Kembali lagi, kenapa saya pakai istilah ensefalografi, karena buku ini banyak memuat rekam pemikiran yang ada dalam kepala seorang Tan, yang kemudian sebisa mungkin dihidangkan dengan rupa kumpulan premis dan kutipan dari nama-nama pemikir penting dan terkenal di dunia. Sebagian besarnya merupakan filsuf dan scientist, kemudian sebagian yang lain merupakan penyair dan ekonom. Jika anda baca muqaddimahnya, anda akan menemukan bahwa buku ini (oleh Tan) sebisa mungkin di tulis dengan ilmiah, yang semua pernyataannya didasarkan pada hukum, postulat, teori, hipotesa yang sah. Ringkasnya, Tan ingin menulis buku ini dengan pustaka yang jelas dan terstruktur. Namun, kondisi waktu itu tidak memungkinkan untuk dirinya membawa semua pustaka terutama buku, saat ia berkelana antarbenua-antarnegara, tanpa visa, tanpa paspor, dan menjadi warga negara asing. Begitupun dalam pelarian, dalam ketegangan dan kecurigaan tentara-tentara jepang akan kemungkinan-kemungkinan pembelot dari pribumi.

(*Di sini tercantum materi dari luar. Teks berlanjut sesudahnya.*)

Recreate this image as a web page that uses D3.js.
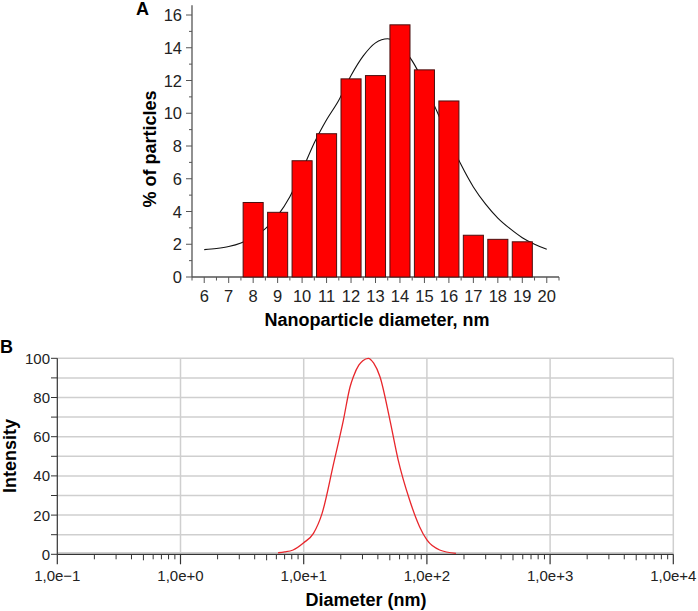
<!DOCTYPE html>
<html><head><meta charset="utf-8">
<script src="https://cdn.jsdelivr.net/npm/d3@7"></script>
<style>
body{margin:0;background:#fff;}
svg{display:block;font-family:"Liberation Sans",Arial,sans-serif;}
</style></head><body>
<svg id="c" width="698" height="611"></svg>
<script>
// Panel A: histogram
const sizesA = [8, 9, 10, 11, 12, 13, 14, 15, 16, 17, 18, 19];
const percentA = [4.55, 3.95, 7.1, 8.75, 12.1, 12.3, 15.4, 12.65, 10.75, 2.55, 2.3, 2.15];
// Panel A: fitted curve
const fitX = [6, 6.5, 7, 7.5, 8, 8.5, 9, 9.5, 10, 10.5, 11, 11.5, 12, 12.5, 13, 13.5, 14, 14.5, 15, 15.5, 16, 16.5, 17, 17.5, 18, 18.5, 19, 19.5, 20];
const fitY = [1.67, 1.74, 1.86, 2.08, 2.45, 2.95, 3.75, 4.9, 6.5, 8.2, 9.6, 10.8, 12.3, 13.5, 14.3, 14.55, 14.15, 13.2, 11.8, 10.15, 8.45, 6.85, 5.5, 4.45, 3.6, 2.95, 2.4, 2.0, 1.7];
const xTicksA = [6, 7, 8, 9, 10, 11, 12, 13, 14, 15, 16, 17, 18, 19, 20];
const yTicksA = [0, 2, 4, 6, 8, 10, 12, 14, 16];

// Panel B: intensity distribution
const diamB = [6.2, 7, 8.2, 10, 12, 14.1, 17.5, 21, 23.8, 25.3, 28, 30.2, 33.4, 37, 41.6, 50.1, 58.5, 72.4, 87.2, 100, 127, 172];
const intB = [0.8, 1.2, 2.2, 5.9, 10.7, 20.9, 46.4, 68.5, 85.5, 90.6, 96.5, 98.8, 100, 97.5, 90.6, 68.5, 48.1, 27.7, 14.1, 7.3, 2.2, 0.5];
const xTicksB = [0.1, 1, 10, 100, 1000, 10000];
const xLabelsB = ["1,0e\u22121", "1,0e+0", "1,0e+1", "1,0e+2", "1,0e+3", "1,0e+4"];
const yTicksB = [0, 20, 40, 60, 80, 100];

const svg = d3.select("#c");
const axisCol = "#555";

// ---------- Panel A ----------
const xA = d3.scaleLinear().domain([5.5, 20.5]).range([192, 559]);
const yA = d3.scaleLinear().domain([0, 16]).range([277, 15]);
const gA = svg.append("g");

gA.append("line").attr("x1", 192).attr("x2", 192).attr("y1", yA(16.6)).attr("y2", 277).attr("stroke", axisCol).attr("stroke-width", 1.3);
gA.append("line").attr("x1", 192).attr("x2", 559).attr("y1", 277).attr("y2", 277).attr("stroke", axisCol).attr("stroke-width", 1.3);

d3.range(0, 17, 1).forEach(v => {
  const major = v % 2 === 0;
  gA.append("line").attr("x1", 192).attr("x2", 192 - (major ? 6 : 3)).attr("y1", yA(v)).attr("y2", yA(v)).attr("stroke", axisCol).attr("stroke-width", 1);
});
gA.selectAll(".yl").data(yTicksA).join("text").attr("x", 182).attr("y", d => yA(d) + 6)
  .attr("text-anchor", "end").attr("font-size", 16.5).attr("fill", "#222").text(d => d);

d3.range(5.5, 20.6, 0.5).forEach(v => {
  const major = Math.abs(v - Math.round(v)) < 1e-6;
  gA.append("line").attr("x1", xA(v)).attr("x2", xA(v)).attr("y1", 277).attr("y2", 277 + (major ? 6 : 3.5)).attr("stroke", axisCol).attr("stroke-width", 1);
});
gA.selectAll(".xl").data(xTicksA).join("text").attr("x", d => xA(d)).attr("y", 302)
  .attr("text-anchor", "middle").attr("font-size", 16.5).attr("fill", "#222").text(d => d);

const bw = (xA(1) - xA(0)) * 0.82;
gA.selectAll("rect.bar").data(sizesA).join("rect").attr("class", "bar")
  .attr("x", (d) => xA(d) - bw / 2).attr("width", bw)
  .attr("y", (d, i) => yA(percentA[i])).attr("height", (d, i) => 277 - yA(percentA[i]))
  .attr("fill", "#ff0000").attr("stroke", "#4a1010").attr("stroke-width", 1);

const fitLine = d3.line().x(d => xA(d[0])).y(d => yA(d[1])).curve(d3.curveMonotoneX);
gA.insert("path", "rect.bar").datum(fitX.map((x, i) => [x, fitY[i]])).attr("d", fitLine)
  .attr("fill", "none").attr("stroke", "#111").attr("stroke-width", 1.1);

gA.append("text").attr("x", 136).attr("y", 15).attr("font-size", 18).attr("font-weight", "bold").text("A");
gA.append("text").attr("transform", "translate(156,149) rotate(-90)").attr("text-anchor", "middle")
  .attr("font-size", 18).attr("font-weight", "bold").text("% of particles");
gA.append("text").attr("x", 377).attr("y", 326).attr("text-anchor", "middle")
  .attr("font-size", 18).attr("font-weight", "bold").text("Nanoparticle diameter, nm");

// ---------- Panel B ----------
const xB = d3.scaleLog().domain([0.1, 10000]).range([57.3, 673.3]);
const yB = d3.scaleLinear().domain([0, 100]).range([554.3, 358.3]);
const gB = svg.append("g");
const gridCol = "#cfcfcf";

d3.range(10, 101, 10).forEach(v => {
  gB.append("line").attr("x1", 57.3).attr("x2", 673.3).attr("y1", yB(v)).attr("y2", yB(v)).attr("stroke", gridCol).attr("stroke-width", 1.5);
});
xTicksB.slice(1).forEach(v => {
  gB.append("line").attr("x1", xB(v)).attr("x2", xB(v)).attr("y1", yB(100)).attr("y2", yB(0)).attr("stroke", gridCol).attr("stroke-width", 1.5);
});
gB.append("line").attr("x1", 57.3).attr("x2", 673.3).attr("y1", yB(0) - 1.5).attr("y2", yB(0) - 1.5).attr("stroke", gridCol).attr("stroke-width", 1.5);

gB.append("line").attr("x1", 57.3).attr("x2", 57.3).attr("y1", yB(100)).attr("y2", yB(0)).attr("stroke", "#333").attr("stroke-width", 1.2);
gB.append("line").attr("x1", 57.3).attr("x2", 673.3).attr("y1", yB(0)).attr("y2", yB(0)).attr("stroke", "#333").attr("stroke-width", 1.2);

d3.range(0, 101, 10).forEach(v => {
  gB.append("line").attr("x1", 57.3).attr("x2", 51).attr("y1", yB(v)).attr("y2", yB(v)).attr("stroke", "#333").attr("stroke-width", 1);
});
gB.selectAll(".ylb").data(yTicksB).join("text").attr("x", 50).attr("y", d => yB(d) + 5.5)
  .attr("text-anchor", "end").attr("font-size", 15).attr("fill", "#222").text(d => d);

for (let e = -1; e < 4; e++) {
  for (let m = 2; m <= 9; m++) {
    const v = m * Math.pow(10, e);
    gB.append("line").attr("x1", xB(v)).attr("x2", xB(v)).attr("y1", yB(0)).attr("y2", yB(0) + (m === 5 ? 6 : 5)).attr("stroke", "#333").attr("stroke-width", 1);
  }
}
xTicksB.forEach(v => {
  gB.append("line").attr("x1", xB(v)).attr("x2", xB(v)).attr("y1", yB(0)).attr("y2", yB(0) + 10).attr("stroke", "#333").attr("stroke-width", 1.2);
});
gB.selectAll(".xlb").data(xTicksB).join("text").attr("x", d => xB(d)).attr("y", 581)
  .attr("text-anchor", "middle").attr("font-size", 15).attr("fill", "#222").text((d, i) => xLabelsB[i]);

const lineB = d3.line().x(d => xB(d[0])).y(d => yB(d[1])).curve(d3.curveMonotoneX);
gB.append("path").datum(diamB.map((x, i) => [x, intB[i]])).attr("d", lineB)
  .attr("fill", "none").attr("stroke", "#e8262b").attr("stroke-width", 1.3);

gB.append("text").attr("x", 0).attr("y", 353).attr("font-size", 18).attr("font-weight", "bold").text("B");
gB.append("text").attr("transform", "translate(16,456) rotate(-90)").attr("text-anchor", "middle")
  .attr("font-size", 18).attr("font-weight", "bold").text("Intensity");
gB.append("text").attr("x", 366).attr("y", 606).attr("text-anchor", "middle")
  .attr("font-size", 18).attr("font-weight", "bold").text("Diameter (nm)");
</script>
</body></html>
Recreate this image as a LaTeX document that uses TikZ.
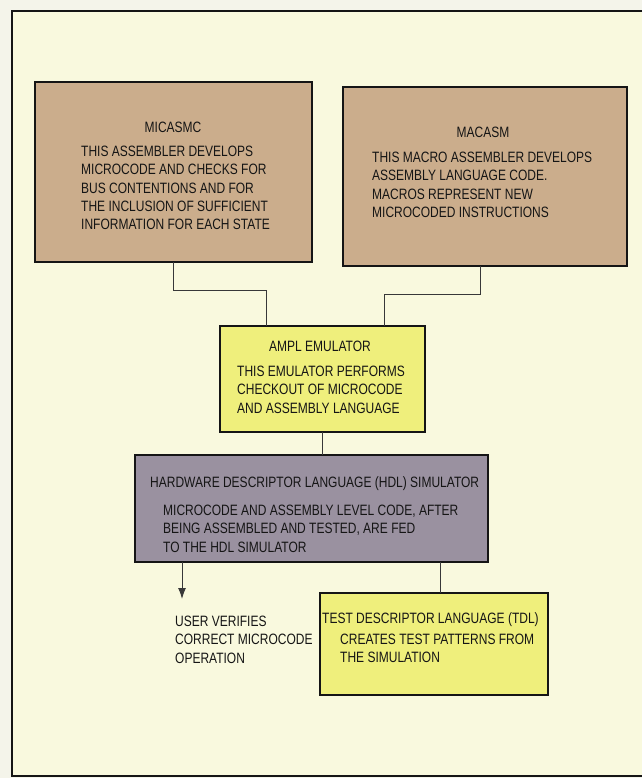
\documentclass[tikz,border=0pt]{standalone}
\usepackage{fontspec}
\usetikzlibrary{arrows.meta}
\setmainfont{Liberation Sans}[FakeStretch=0.8]
\definecolor{paper}{HTML}{F4F4EA}
\definecolor{cream}{HTML}{F9F9DE}
\definecolor{tan}{HTML}{CBAD8C}
\definecolor{lemon}{HTML}{EFEF7C}
\definecolor{slate}{HTML}{9A91A0}
\definecolor{ink}{HTML}{151515}
\begin{document}
\begin{tikzpicture}[x=1pt,y=-1pt,
  box/.style={draw=ink,line width=2.8pt,inner sep=0pt},
  txt/.style={anchor=north west,align=left,inner sep=0pt,text=ink,font=\fontsize{15}{18.2}\selectfont},
  ttl/.style={anchor=north,inner sep=0pt,text=ink,font=\fontsize{15}{18.2}\selectfont},
  wire/.style={draw=ink!85,line width=1pt}]
\useasboundingbox (0,0) rectangle (642,778);
\fill[paper] (0,0) rectangle (642,778);
\fill[cream] (12,11) rectangle (642,776);
\draw[ink,line width=2pt] (642,11) -- (12,11) -- (12,776) -- (642,776);

% boxes
\path[box,fill=tan] (35,82) rectangle (312,262);
\coordinate (micB) at (173,262);
\path[box,fill=tan] (343,87) rectangle (627,266);
\coordinate (macB) at (480,266);
\path[box,fill=lemon] (220,326) rectangle (425,432);
\coordinate (amplTL) at (266,326);
\coordinate (amplTR) at (384,326);
\coordinate (amplB) at (322,432);
\path[box,fill=slate] (135,455) rectangle (488,562);
\coordinate (hdlT) at (322,455);
\coordinate (hdlBL) at (182,562);
\coordinate (hdlBR) at (440,562);
\path[box,fill=lemon] (320,593) rectangle (548,695);
\coordinate (tdlT) at (440,593);
\coordinate (userT) at (182,599);

% connectors
\draw[wire] (micB) -- (173,290) -| (amplTL);
\draw[wire] (macB) -- (480,294) -| (amplTR);
\draw[wire] (amplB) -- (hdlT);
\draw[wire,-{Latex[length=11pt,width=8pt]}] (hdlBL) -- (userT);
\draw[wire] (hdlBR) -- (tdlT);

% texts
\node[ttl] (t1) at (173,122) {MICASMC};
\node[txt] (b1) at (81,146) {THIS ASSEMBLER DEVELOPS\\MICROCODE AND CHECKS FOR\\BUS CONTENTIONS AND FOR\\THE INCLUSION OF SUFFICIENT\\INFORMATION FOR EACH STATE};
\node[ttl] (t2) at (483,127) {MACASM};
\node[txt] (b2) at (372,152) {THIS MACRO ASSEMBLER DEVELOPS\\ASSEMBLY LANGUAGE CODE.\\MACROS REPRESENT NEW\\MICROCODED INSTRUCTIONS};
\node[ttl] (t3) at (320,341) {AMPL EMULATOR};
\node[txt] (b3) at (237,366) {THIS EMULATOR PERFORMS\\CHECKOUT OF MICROCODE\\AND ASSEMBLY LANGUAGE};
\node[txt] (t4) at (150,476.5) {HARDWARE DESCRIPTOR LANGUAGE (HDL) SIMULATOR};
\node[txt] (b4) at (163,505) {MICROCODE AND ASSEMBLY LEVEL CODE, AFTER\\BEING ASSEMBLED AND TESTED, ARE FED\\TO THE HDL SIMULATOR};
\node[txt] (t5) at (322,612.5) {TEST DESCRIPTOR LANGUAGE (TDL)};
\node[txt] (b5) at (340,634) {CREATES TEST PATTERNS FROM\\THE SIMULATION};
\node[txt] (u) at (175,616) {USER VERIFIES\\CORRECT MICROCODE\\OPERATION};
\end{tikzpicture}
\end{document}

Maka tulisan ini sampai pada intinya, ezelsbruggetje atau dapat disebut jembatan keledai, merupakan jalan keluar dari masalah itu. Semua saduran dan sitiran di otak nya, adalah pustaka yang sangat rentan hilang dan terlupakan. Tan pernah mengungkapkan, “Boekankah pelarian politik mesti ringan bebannya? maka menghafal boekoe haroeslah cepat dan moedah diingat”. Tan mencoba memberikan contoh seperti apa jembatan keledai yang ia maksud. Misalkan AFIAGUMMI, satu kata yang memang tidak ada maknanya, karena itu merupakan singkatan dari A untuk armanent, F untuk Finance, dst.

Ingatan saya langsung kembali pada waktu dulu semasa sma. Saya menggunakan salah satu penyedia jasa bimbingan belajar nasional, yang gedungnya berwarna merah dan kuning (bukan fastfood tapi hiya hiya hiya). Salah satu kiat belajar yang tawarkan adalah sebuah metode, yang sangat mengandalkan hafalan dan jembatan-jembatan keledai yang dibentuk singkat, walaupun kadang maksa, agar mudah dibaca dan diingat, tapi mungkin tidak untuk dipahami. Saya berikan contoh :

Ekor Ente Persis Paha Kambing Si Emi

sebagai jembatan keledai untuk mengingat

Epidermis — Korteks — Endodermis — Perisikel — Phloem — Kambium — xylem (Silem) — Empulur

sepintas, penggunaan metode yang menjembatani keledai ini terlihat efektif, mudah dibaca, dan dihafalkan. Dan tujuan dari metode ini adalah memfasilitasi hal itu. Jika dibandingkan dengan kondisi Tan pada waktu itu, agaknya memang hampir mirip situasinya. Situasi mendesak yang mengharuskan keduanya menghafal dalam waktu cepat, singkat, dan mudah. Tan ditekan tentara-tentara jepang, dan dituntut petugas imigrasi, sedang murid-murid sma ditekan nilai UN yang harus bagus dan dituntut menjaga nama baik keluarga.

Namun, ada kalanya jembatan keledai ini kita temui lubang-lubangnya. Kelemahan metode ini ada pada memori penggunanya, kemampuan otak menerjemahkan kata-kata ke informasi yang sesungguhnya. Contohnya, tidak semua orang bisa menerjemahkan Ekor menjadi Epidermis dan Korteks. Tidak semua orang bisa menerjemahkan Paha menjadi Phloem. Singkatnya, jembatan keledai ini bukan sebenarnya bukan untuk keledai, jembatan ini hannya bisa dilewati oleh orang yang lebih pintar dari keledai, karena jembatan seperti ini, hanya akan membuat keledai-keledai yang menyeberang, jatuh pada lubang yang sama.
Jadi, apakah ezelsbruggetje sepadan dengan jembatan keledai?